The former heads of Britain's biggest banks, Royal Bank of Scotland and HBOS, went before a parliamentary committee in London today and apologized for the collapse of both institutions. Then they agreed that banks need to reform they way they pay their employees, including their top executives.
Former HBOS chairman Dennis Stevenson told the Treasury Select Committee that he and the bank's former chief executive Andy Hornby were "profoundly sorry."
Outside Parliament after the hearing, Fred Goodwin, the ex-chief executive of RBS said he had offered lawmakers investigating the collapse of the banking industry "a profound and unqualified apology for all of the distress that has been caused."
"I apologized in full," he told reporters, "and I'm happy to do so again."
Hornby added that the bonus system of compensation needs to be reformed because it often doles out rewards before the full effect of bankers' decisions become clear, which "is not rewarding the right type of behavior."
Word that RBS was preparing to hand out more than £1 billion in bonuses sparked public outrage in Britain over the weekend. The government recently pumped $30 billion into RBS to keep it afloat as dud real-estate loans threatened to swamp the bank.
"There is no doubt that the bonus system in many banks around the world has proven to be wrong in the last 24 months," Hornby said.

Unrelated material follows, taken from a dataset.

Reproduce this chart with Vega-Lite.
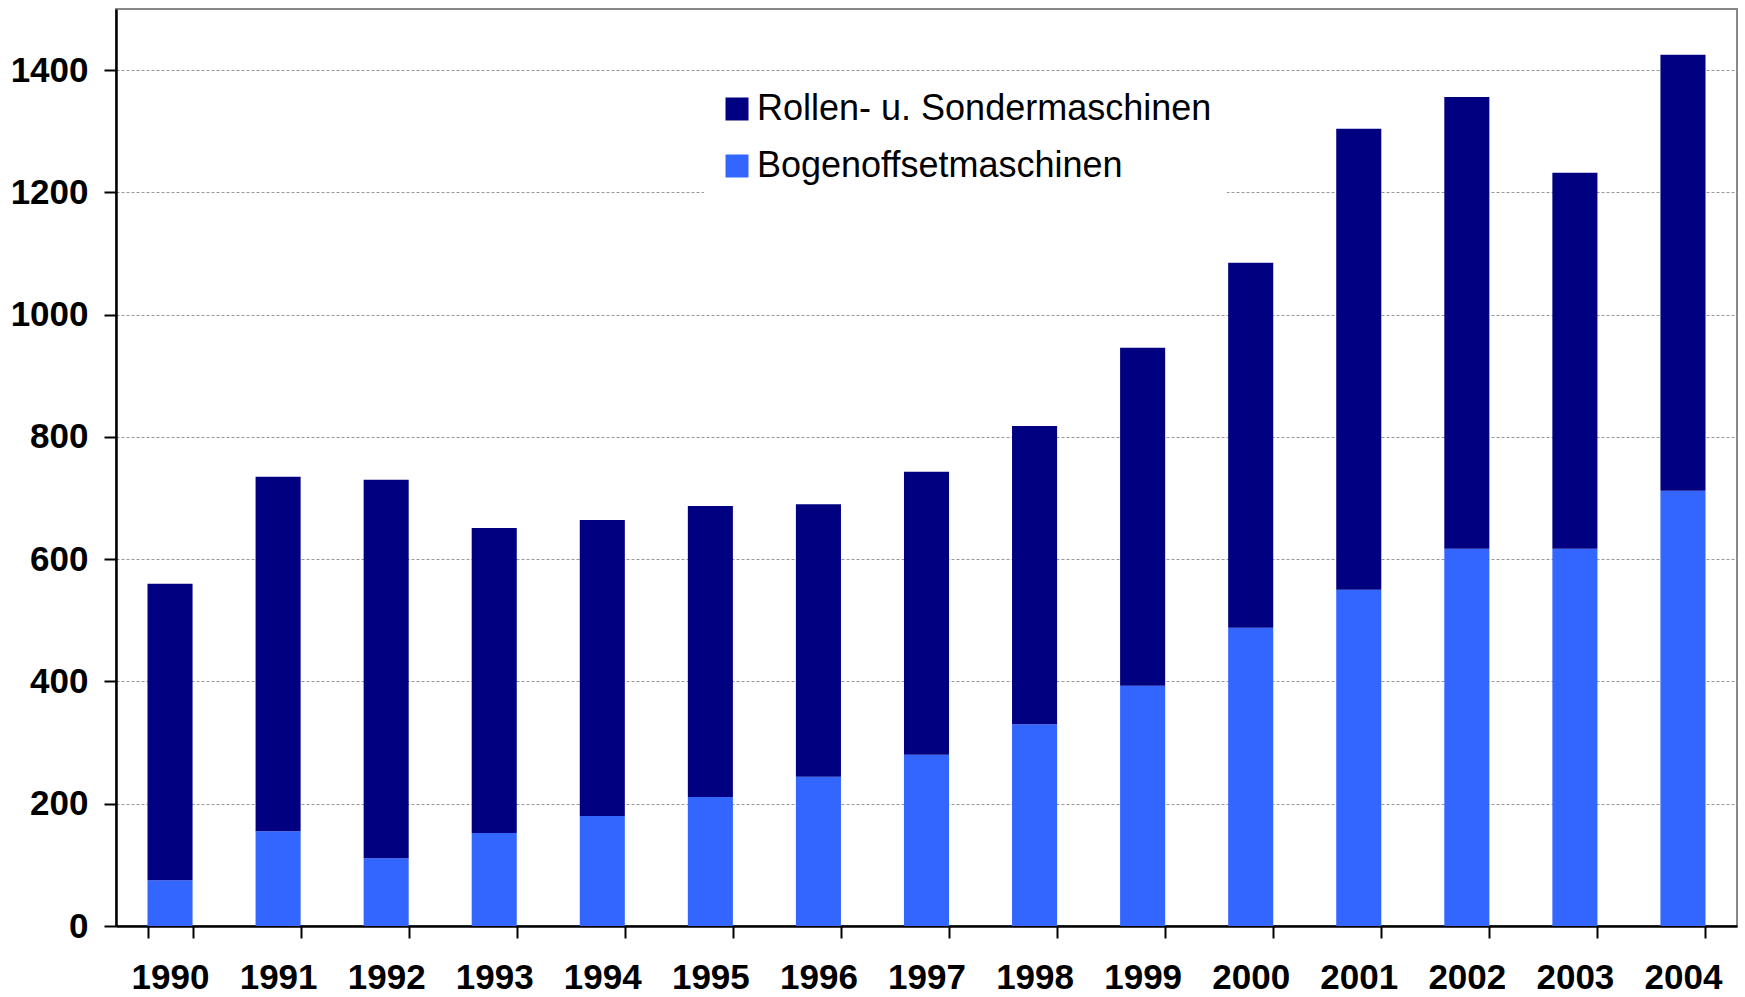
{
  "$schema": "https://vega.github.io/schema/vega-lite/v6.json",
  "width": 1621,
  "height": 917,
  "autosize": {"type": "none"},
  "padding": {"left": 116, "top": 9, "right": 8, "bottom": 71},
  "background": "white",
  "config": {
    "view": {"stroke": "#888888", "strokeWidth": 2},
    "font": "Liberation Sans"
  },
  "data": {
    "values": [
      {"year": "1990", "type": "Bogenoffsetmaschinen", "value": 75},
      {"year": "1991", "type": "Bogenoffsetmaschinen", "value": 155},
      {"year": "1992", "type": "Bogenoffsetmaschinen", "value": 111},
      {"year": "1993", "type": "Bogenoffsetmaschinen", "value": 152},
      {"year": "1994", "type": "Bogenoffsetmaschinen", "value": 180},
      {"year": "1995", "type": "Bogenoffsetmaschinen", "value": 211},
      {"year": "1996", "type": "Bogenoffsetmaschinen", "value": 244},
      {"year": "1997", "type": "Bogenoffsetmaschinen", "value": 280},
      {"year": "1998", "type": "Bogenoffsetmaschinen", "value": 330},
      {"year": "1999", "type": "Bogenoffsetmaschinen", "value": 393},
      {"year": "2000", "type": "Bogenoffsetmaschinen", "value": 488},
      {"year": "2001", "type": "Bogenoffsetmaschinen", "value": 550},
      {"year": "2002", "type": "Bogenoffsetmaschinen", "value": 617},
      {"year": "2003", "type": "Bogenoffsetmaschinen", "value": 617},
      {"year": "2004", "type": "Bogenoffsetmaschinen", "value": 712},
      {"year": "1990", "type": "Rollen- u. Sondermaschinen", "value": 485},
      {"year": "1991", "type": "Rollen- u. Sondermaschinen", "value": 580},
      {"year": "1992", "type": "Rollen- u. Sondermaschinen", "value": 619},
      {"year": "1993", "type": "Rollen- u. Sondermaschinen", "value": 499},
      {"year": "1994", "type": "Rollen- u. Sondermaschinen", "value": 484},
      {"year": "1995", "type": "Rollen- u. Sondermaschinen", "value": 476},
      {"year": "1996", "type": "Rollen- u. Sondermaschinen", "value": 446},
      {"year": "1997", "type": "Rollen- u. Sondermaschinen", "value": 463},
      {"year": "1998", "type": "Rollen- u. Sondermaschinen", "value": 488},
      {"year": "1999", "type": "Rollen- u. Sondermaschinen", "value": 553},
      {"year": "2000", "type": "Rollen- u. Sondermaschinen", "value": 597},
      {"year": "2001", "type": "Rollen- u. Sondermaschinen", "value": 754},
      {"year": "2002", "type": "Rollen- u. Sondermaschinen", "value": 739},
      {"year": "2003", "type": "Rollen- u. Sondermaschinen", "value": 615},
      {"year": "2004", "type": "Rollen- u. Sondermaschinen", "value": 713}
    ]
  },
  "mark": {"type": "bar"},
  "encoding": {
    "x": {
      "field": "year",
      "type": "ordinal",
      "scale": {"paddingInner": 0.583, "paddingOuter": 0.2915},
      "axis": {
        "title": null,
        "labelAngle": 0,
        "labelFont": "Liberation Sans",
        "labelFontSize": 35,
        "labelFontWeight": "bold",
        "labelColor": "#000000",
        "labelPadding": 22,
        "tickBand": "extent",
        "ticks": true,
        "tickSize": 12,
        "tickWidth": 2,
        "tickColor": "#000000",
        "domainColor": "#000000",
        "domainWidth": 2.5,
        "grid": false
      }
    },
    "y": {
      "field": "value",
      "type": "quantitative",
      "stack": "zero",
      "scale": {"domain": [0, 1500], "nice": false},
      "axis": {
        "title": null,
        "values": [0, 200, 400, 600, 800, 1000, 1200, 1400],
        "format": "d",
        "labelFont": "Liberation Sans",
        "labelFontSize": 35,
        "labelFontWeight": "bold",
        "labelColor": "#000000",
        "labelPadding": 16,
        "tickSize": 12,
        "tickWidth": 2,
        "tickColor": "#000000",
        "domainColor": "#000000",
        "domainWidth": 2.5,
        "grid": true,
        "gridColor": "#999999",
        "gridDash": [3, 2],
        "gridWidth": 1.2
      }
    },
    "color": {
      "field": "type",
      "type": "nominal",
      "scale": {
        "domain": ["Rollen- u. Sondermaschinen", "Bogenoffsetmaschinen"],
        "range": ["#000080", "#3366FF"]
      },
      "legend": {
        "title": null,
        "orient": "none",
        "legendX": 588,
        "legendY": 67,
        "padding": 15,
        "fillColor": "white",
        "strokeColor": null,
        "symbolType": "square",
        "symbolSize": 529,
        "symbolStrokeWidth": 0,
        "labelFont": "Liberation Sans",
        "labelFontSize": 36,
        "labelColor": "#000000",
        "labelOffset": 2,
        "rowPadding": 21,
        "labelLimit": 700
      }
    },
    "order": {"field": "type", "sort": "ascending"}
  }
}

One example of paying bonuses for ultimately disastrous decision-making is RBS' 2007 takeover of a Dutch bank, ABN Amro, for about $100 billion dollars. The deal, a result of frenzied bidding against British rival Barclays, was struck just before the global banking industry began to plummet.
"We bought it at the top of the market and anything we paid was an error," former RBS chairman Tom McKillop told Agence France-Presse today. "We are sorry we bought ABN Amro."
Goodwin, his ex-CEO, added: "At the time it didn't seem like a big mistake."